Saturday, November 18, 2006

It is Saturday AM in Rome. The iron is dead and the sky is threatening. I came across a passage from Stanley Cavell's Cities of Words, in which Cavell discovers that Henrik Ibsen has “secularized” the transformation presaged inPaul's 1st Letter to the Corinthians (15:51-53). I find this claim to dramatic secularization extremely close to Eric Voegelin’s lcaim that modernity is essentially a project dedicated to the immanentization of the eschaton. Indeed, Cavell could have found just another instance of the modern project in Ibsen.

There is, however, more to Cavell’s claim. Cavell notes that Emerson (who is responsible for discovering what counts for Cavell as philosophy in America) cites from the same passage. Cavell in turn interprets Emerson’s use of the scriptural passage, not so much as a secularization, but rather as the locus of Emerson’s recognition that another, a prior transformation needs to take place. If the mortal needs to put on immortality in St. Paul, then those who have forgotten their mortality must re-acquire (cognizance of) their mortality before they can truly pass into immortality.

The divinization of man and all creation in St. Paul, in other words, must be preceeded by a re-discovery of humanity.

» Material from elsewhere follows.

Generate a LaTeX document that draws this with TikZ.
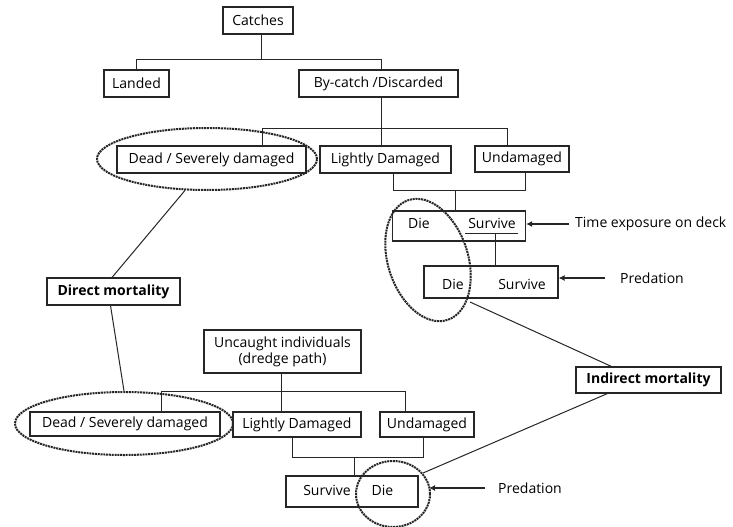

I point out, and do not at this point ask you to come with me, but I say that I see here at least the possibility that Emerson has discovered in America the need for responding to the Delphic command: γνώσε σεαυτόν, that is, “know that you are a man,” which must mean, “know that you shall someday die.” To paraphrase (and not by much, either) St. Augustine, we are mortalitatem circumferentes, i.e. we are carrying our death around with us.

Recognition of this fact is one of the conditions that Augustine puts on our ability rightly to sing the praise of God.

All of this would make America the place in which philosophy and true religion are constantly being dis-covered.